As part of the editing process, the first read through of any new manuscript focusses on making sure that the plot hangs tightly together. The characters need to be acting in a way that’s in keeping with their personalities and the storyline mustn’t have any inconsistencies or ‘holes’ that will ruin the reader’s experience.
By coincidence, in the last few days, I read an article criticising modern crime dramas on tv for not possessing the same attention to plot detailing as their novel counterparts do.
I found myself agreeing with the sentiment wholeheartedly. The recent BBC1 series of Line of Duty has been a case in point. Although action packed and full of twists and turns, critics have pointed out the many inconsistencies and unlikely scenarios thrown up by the plot. I enjoyed the series at first, but became increasingly frustrated with the implausibility of the action.

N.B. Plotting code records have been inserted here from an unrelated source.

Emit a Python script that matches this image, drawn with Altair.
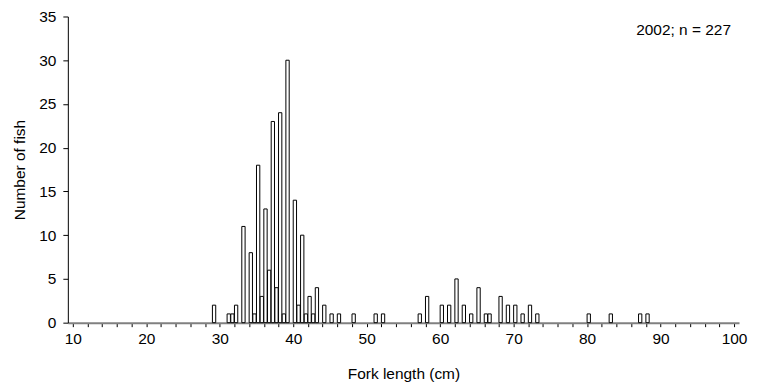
import altair as alt
import pandas as pd

# Fork length bins (cm, 0.5 cm bins, bin start) and number of fish
lengths = [29, 31, 31.5, 32, 33, 34, 34.5, 35, 35.5, 36, 36.5, 37, 37.5, 38, 38.5,
           39, 40, 40.5, 41, 41.5, 42, 42.5, 43, 44, 45, 46, 48, 51, 52, 57, 58,
           60, 61, 62, 63, 64, 65, 66, 66.5, 68, 69, 70, 71, 72, 73, 80, 83, 87, 88]
counts = [2, 1, 1, 2, 11, 8, 1, 18, 3, 13, 6, 23, 4, 24, 1,
          30, 14, 2, 10, 1, 3, 1, 4, 2, 1, 1, 1, 1, 1, 1, 3,
          2, 2, 5, 2, 1, 4, 1, 1, 3, 2, 2, 1, 2, 1, 1, 1, 1, 1]
x_ticks = list(range(10, 101, 2))
y_ticks = [0, 5, 10, 15, 20, 25, 30, 35]
note = "2002; n = 227"

df = pd.DataFrame({"length": lengths, "count": counts})

FONT = "Liberation Sans"
FS = 15.5

x_scale = alt.Scale(domain=[10, 100], nice=False, zero=False)
y_scale = alt.Scale(domain=[0, 35], nice=False)

bars = alt.Chart(df).transform_calculate(
    end="datum.length + 0.45"
).mark_bar(fill="white", stroke="black", strokeWidth=1, orient="vertical").encode(
    x=alt.X("length:Q", scale=x_scale,
            axis=alt.Axis(values=x_ticks, labelExpr="datum.value % 10 == 0 ? datum.label : ''",
                          labelOverlap=False, tickCount=100,
                          title="Fork length (cm)", grid=False,
                          domainColor="#808080", domainWidth=2,
                          tickColor="black", tickSize=4, tickWidth=1,
                          labelFont=FONT, labelFontSize=FS, labelColor="black",
                          labelPadding=5, labelFlush=False,
                          titleFont=FONT, titleFontSize=FS, titleFontWeight="normal",
                          titleColor="black", titlePadding=19)),
    x2="end:Q",
    y=alt.Y("count:Q", scale=y_scale,
            axis=alt.Axis(values=y_ticks, title="Number of fish", grid=False,
                          labelOverlap=False, tickCount=20,
                          domainColor="black", tickColor="black", tickSize=5,
                          labelFont=FONT, labelFontSize=FS, labelColor="black",
                          labelPadding=7,
                          titleFont=FONT, titleFontSize=FS, titleFontWeight="normal",
                          titleColor="black", titleX=-48, titleY=153.5,
                          titleAngle=-90, titleAlign="center", titleBaseline="middle")),
    y2=alt.datum(0),
)

label = alt.Chart(pd.DataFrame({"t": [note]})).mark_text(
    align="right", baseline="middle", font=FONT, fontSize=FS, color="black", dx=-3
).encode(
    x=alt.datum(100),
    y=alt.datum(33.5),
    text="t:N",
)

chart = alt.layer(bars, label).properties(
    width=673, height=307,
    padding={"left": 60, "top": 8, "right": 10, "bottom": 66},
    autosize=alt.AutoSizeParams(type="none"),
).configure_view(stroke=None)

chart.save("out.html", embed_options={"renderer": "svg", "actions": False})
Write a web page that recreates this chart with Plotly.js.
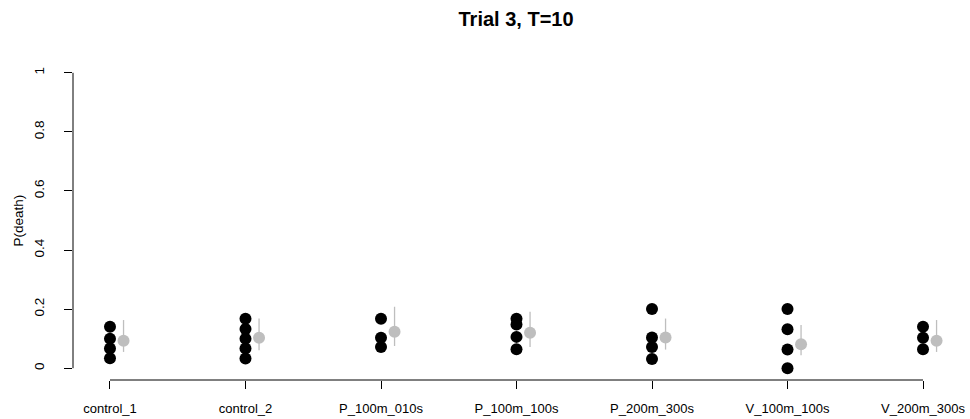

As writers of crime, we have to carefully balance dramatic action with plausibility. If nothing exciting happens in your book/script it will be dull and slow moving. Conversely, too much twisting and turning can make your readers suspect an author is resorting to shocks and gimmicks to gain their attention, rather than relying upon more fully developed storytelling.
Many viewers enjoyed Line if Duty, despite the plot holes. So does the plausibility really matter? It depends. The article I read suggested that tv dramas could use visual tricks to distract viewers from these inconsistencies. Something that books could not replicate. But I think this underestimates crime viewers. Largely, we overlook the errors because very good crime dramas are few and far between. Whereas excellent thriller novels are more commonplace.
The reason it is so crucial to keep the plotting and characterisation plausible is because this is where you most successfully hook a reader or viewer into your world. If characters act in a way someone in real life wouldn’t, or their motivations don’t make sense, the viewer stops believing in the imaginary world you’ve created. It makes them less involved with the characters and (literally) causes them to switch off.
Writers must always treat their readers with respect. Plot consistency is fundamental to the crime genre. A truly great piece of work will have both action and plausibility. It is certainly possible, so we must strive to deliver it.